Louise Teh (MSc project)
Ussif Rashid Sumaila (Supervisor)
Research Project Description
The majority of the world’s shallow coral reefs are concentrated along the coastlines of developing nations. These biodiversity rich ecosystems harbour a wide range of fish and invertebrate species that are caught mostly by small-scale fishers using multiple gears. Coral reef fisheries provide a main source of food and income for these small-scale subsistence and artisanal fishers. However, in recent decades, burgeoning populations and poverty in the coastal zones of developing countries, particularly in Southeast Asia, have led to the overexploitation and degradation of many nearshore reef resources and habitats, putting these vulnerable ecosystems under serious threat. Yet, small-scale tropical reef fisheries are often marginalized from mainstream policy makers, leading to less than adequate management of these valuable fisheries. The continuation of this trend is likely to lead to depleted reef ecosystems, with dire socio-economic consequences for the communities who depend on them. As such, there is an immediate need to understand the local dynamics of small-scale reef fisheries. Filling in basic data gaps can enable assessments of the state of the studied fisheries, ultimately leading to the identification of management strategies which can ensure the long-term ecological and socio-economic sustainability of reef fisheries.
This research focuses on the small-scale, artisanal reef fisheries of southern Banggi island in Sabah, Malaysia. It represents the first attempt of understanding both the ecological and socio-economic dynamics of the island’s reef fisheries. The goal of this research is to identify viable management strategies which will lead to the long term sustainability of the reef fisheries and associated socio-economic systems. Insights from this research can also be applied on a broader scale to other reef fisheries in the region, many of which share similar characteristics and problems as Banggi. The three objectives of this research are:
Characterize and describe the ecological, social, and economic aspects of south Banggi’s artisanal reef fisheries;
Assess the sustainability of south Banggi’s reef fisheries;
Explore the fishery effects of potential management strategies, and identify a feasible strategy, or strategies, that will contribute to the long-term ecological and socio-economic sustainability of Banggi’s reef fisheries.

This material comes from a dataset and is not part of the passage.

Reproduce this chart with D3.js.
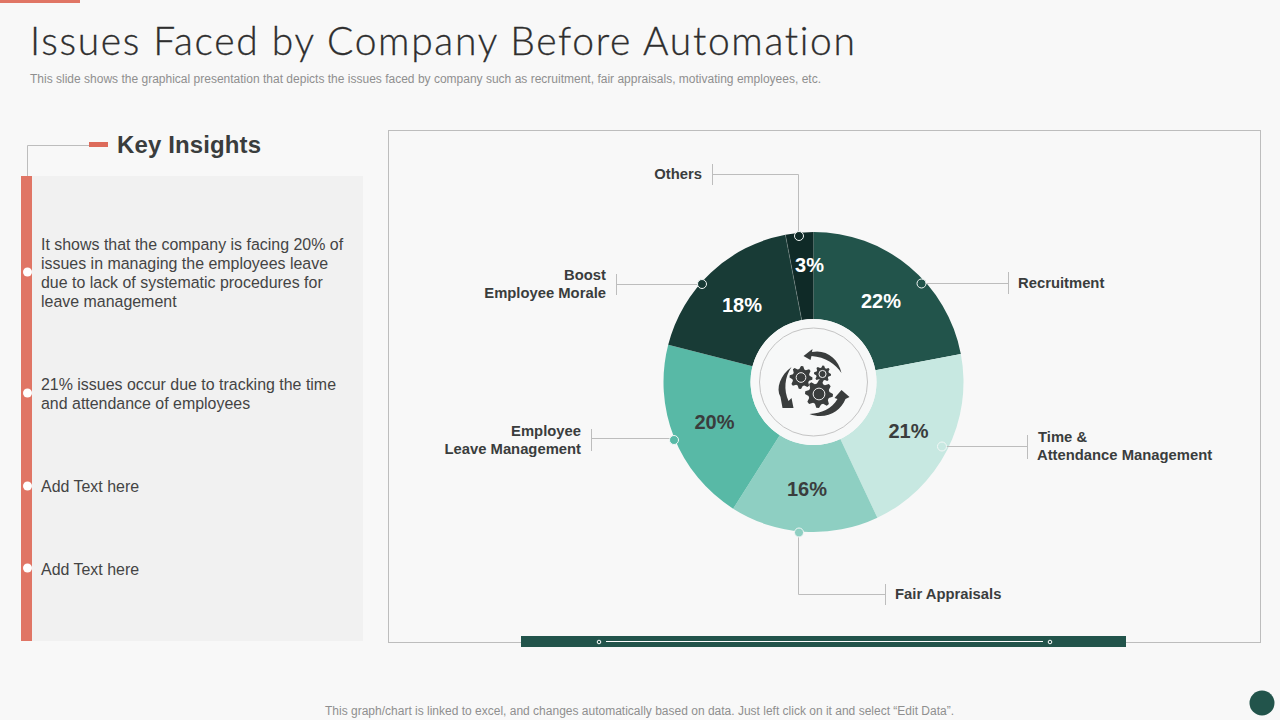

Fishery and socio-economic data is collected by monitoring fish landings and interviewing local fishers during two field periods in 2004 and 2005. I then do ecosystem modelling using Ecopath with Ecosim (www.ecopath.org) to explore the ecosystem effects of different policy options. These results are then considered under the prevailing social and economic context to identify an appropriate management strategy for Banggi’s reef fisheries.
This study suggests that Banggi’s reef fisheries resources may still be relatively productive, but have declined significantly over time. They are likely to become depleted in the future if current rates of exploitation are maintained. Results from an ecosystem modelling exercise, considered within the context of Banggi’s socio-economic environment, indicate that: i) the establishment of a small, community-managed marine reserve within the current fishing grounds; and ii) the implementation of alternative livelihood programmes, will be the most suitable courses of action for sustainable management of Banggi’s reef fisheries.